Minister of Transport and Roads Infrastructure
- In office 30 July 2015 – 30 May 2017
- President: Nicolae Timofti Igor Dodon
- Prime Minister: Valeriu Streleț Gheorghe Brega (Acting) Pavel Filip
- Preceded by: Vasile Botnari

Member of the Moldovan Parliament
- In office 9 December 2014 – 30 July 2015
- Parliamentary group: Liberal Party

Personal details
- Born: 29 May 1961 (age 65) Costuleni, Moldavian SSR, Soviet Union
- Party: Liberal Party
- Spouse: Tamara Chirinciuc
- Children: 2
- Education: Moldova State University
- Occupation: Politician, businessman, economist
- Website: www.chirinciuc.md

= Iurie Chirinciuc =

Moldovan businessman turned politician

Iurie Chirinciuc (born 29 May 1961) is a Moldovan businessman turned politician, who has served as Minister of Transport and Roads Infrastructure of Moldova since 30 July 2015 until 30 May 2017. Prior to this, between 31 December 2014 and August 2015 he was a member of Parliament of Moldova, in the parliamentary faction of Liberal Party.

From 2008 until November 2014 Chirinciuc was president of the Moldovan football club FC Costuleni.

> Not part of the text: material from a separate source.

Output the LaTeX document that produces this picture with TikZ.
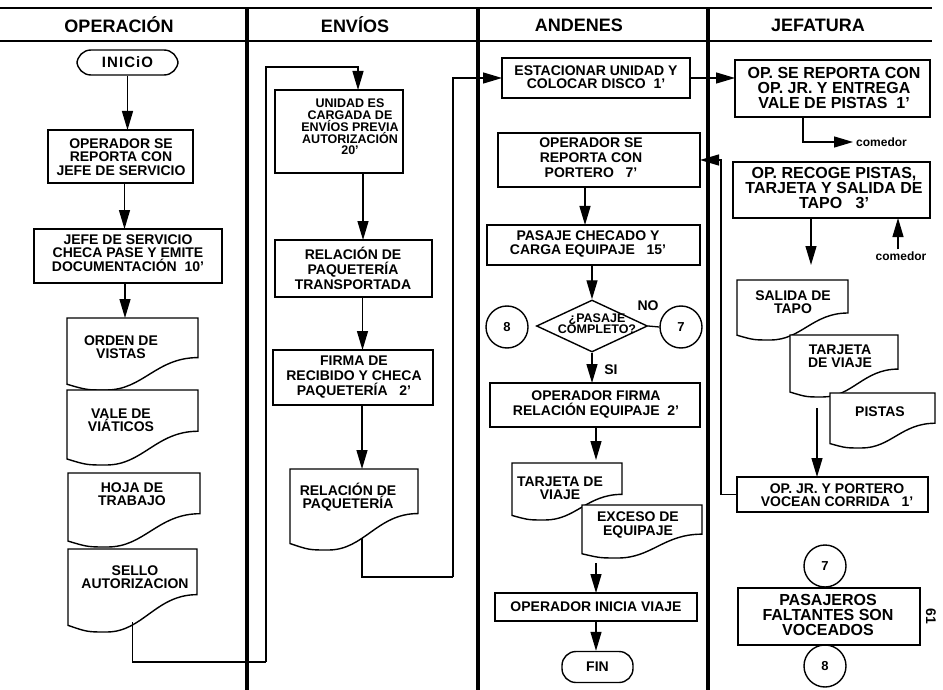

In 1992 Chirinciuc began his business activity; he became vice-director of the firm Angrogoscom (1992), then executive director of the company Saturn SRL (1992–1997), and later vice-president of MOLDACOM SA (1997–1998), and director of ROVIGO SRL (1998–2013).

In 2004 he founded the Association of Furniture Manufacturers of Moldova, being its president until 2011, then he became president of the Union of Furniture Manufacturers of Moldova (2011–2013).

Between 2011 and 2014 he was a councillor in the Council of Ungheni District.

In late April 2017 the anti-corruption prosecutors and the CNA officers detained Chirinciuc, suspecting him in corruption acts. One month later, while signing the decrees for the liberal ministers resignations (who left the government coalition), president Igor Dodon has also signed a decree for dismissal of Iurie Chirinciuc from the office of Minister of Transport and Roads Infrastructure, while Chirinciuc was placed under home arrest.

Iurie Chirinciuc is married and has two children.